Cependant, le portrait change radicalement si l’on allonge l’horizon de placement. Ainsi, sur une période de 30 ans, l’entrepreneur aurait accumulé plus d’argent s’il avait investi annuellement 5 500 $ dans son CELI plutôt que de laisser à son entreprise le soin de placer ces sommes dans des placements rapportant des intérêts ou des dividendes admissibles. (Voir le graphique 3)

Un rendement de 5 % sur 30 ans dans le CELI aurait permis de rapporter 23 800 $ de revenus nets de placement par rapport à seulement 15 100 $ si l’entreprise avait touché un rendement de 5 % en intérêt et 19 700 $ en dividendes admissibles (voir le graphique 3)

Les conclusions diffèrent cependant pour ce qui est des placements procurant plutôt un gain en capital. En effet, après 30 ans, l’entrepreneur aurait touché 24 600 $ si l’entreprise avait investi dans des placements lui procurant un rendement de 5 % en gain en capital réalisé régulièrement chaque année.
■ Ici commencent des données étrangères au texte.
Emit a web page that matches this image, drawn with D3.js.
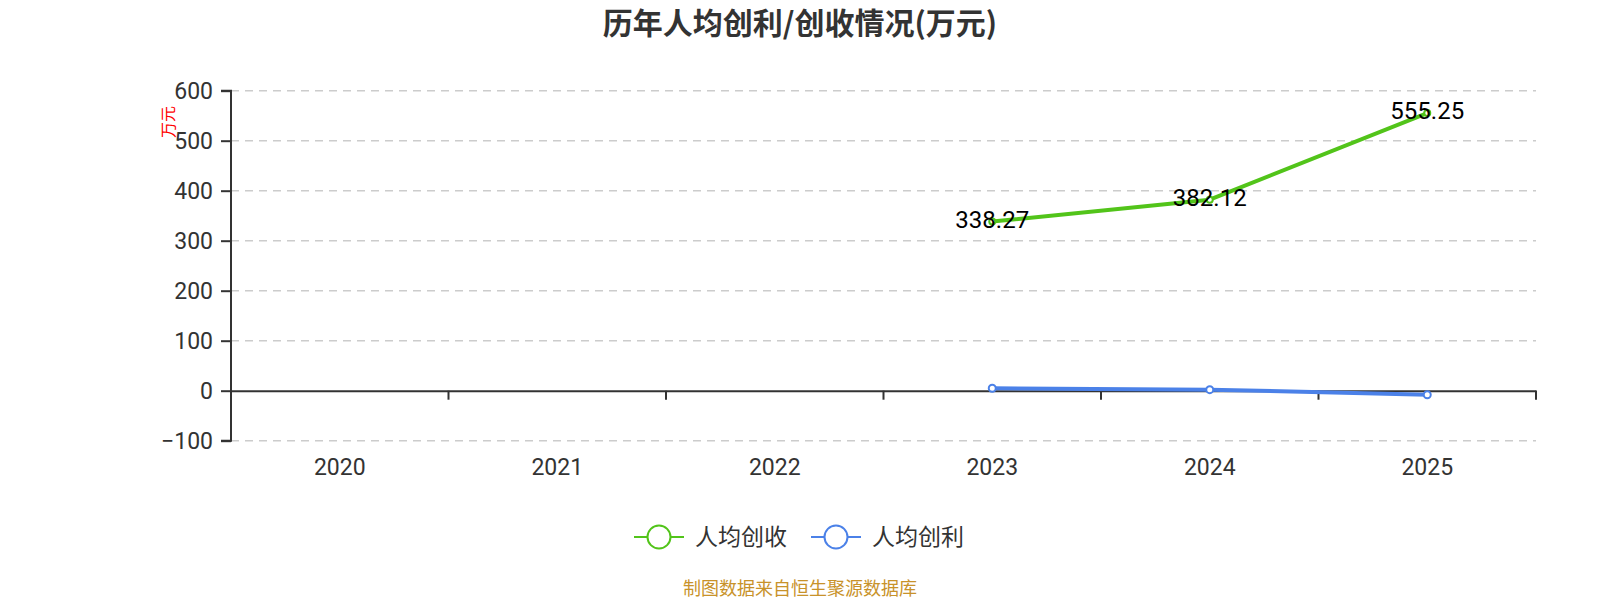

C’est un gain relativement modeste de 800 $ par opposition au CELI.

Toutefois, si l’entreprise avait obtenu le même rendement de 5 % en gain en capital, mais différé sur toute la période (aucun intérêt, dividende ou disposition du placement), alors le placement à l’intérieur de l’entreprise aurait été nettement plus avantageux avec des revenus nets de placement totalisant 29 100 $ par rapport à 23 800 $ pour le CELI. L’attrait du CELI est donc nettement moindre si l’entrepreneur a l’intention de privilégier les gains en capital.

Cependant, il est peu probable que le gain en capital soit différé sur 30 ans. «L’investisseur moyen possède un portefeuille équilibré, par exemple 70 % en obligations et 30 % en actions. Il touchera donc souvent des intérêts et des dividendes. De plus, il est probable qu’il procède à des réallocations de son portefeuille qui entraîneront la réalisation de gains en capital. Un gain en capital différé sur 30 ans ne se présente que rarement», observe Jamie Golombek. Le CELI est donc la voie à privilégier selon lui.

Le CELI est saisissable

Des fiscalistes rappellent toutefois que d’autres facteurs doivent être considérés avant de conclure que le CELI est plus avantageux. Francys Brown, associé, fiscalité, chez Demers Beaulne, observe qu’il serait intéressant de refaire l’exercice pour différents taux d’imposition. Le fiscaliste fait également remarquer que le CELI se démarque principalement pour les placements qui rapportent des revenus d’intérêt. «Considérant que les entrepreneurs investissent rarement dans des placements 100 % en revenus d’intérêt, je me demande si l’écart est suffisamment important pour qu’on puisse appeler cela une stratégie ?» s’interroge-t-il.

Alain Bertrand, CPA et CA, constate lui aussi que l’avantage semble assez faible. Il tient à apporter des précisions. «Je vois cette décision comme celle du choix entre le versement d’un salaire ou le versement d’un dividende. C’est une décision annuelle qui dépend des faits et circonstances de l’année courante», constate le fiscaliste de Blanchette Vachon.

Parmi les facteurs dont il faut tenir compte, Alain Bertrand fait quelques suggestions. «Vu les possibilités de fractionnement qu’offre une société par actions, le CELI peut devenir moins intéressant. Il faut aussi considérer le niveau de protection recherché. Le CELI est saisissable alors qu’une société de portefeuille détenue par une fiducie constitue probablement une meilleure protection contre les créanciers», prévient-il.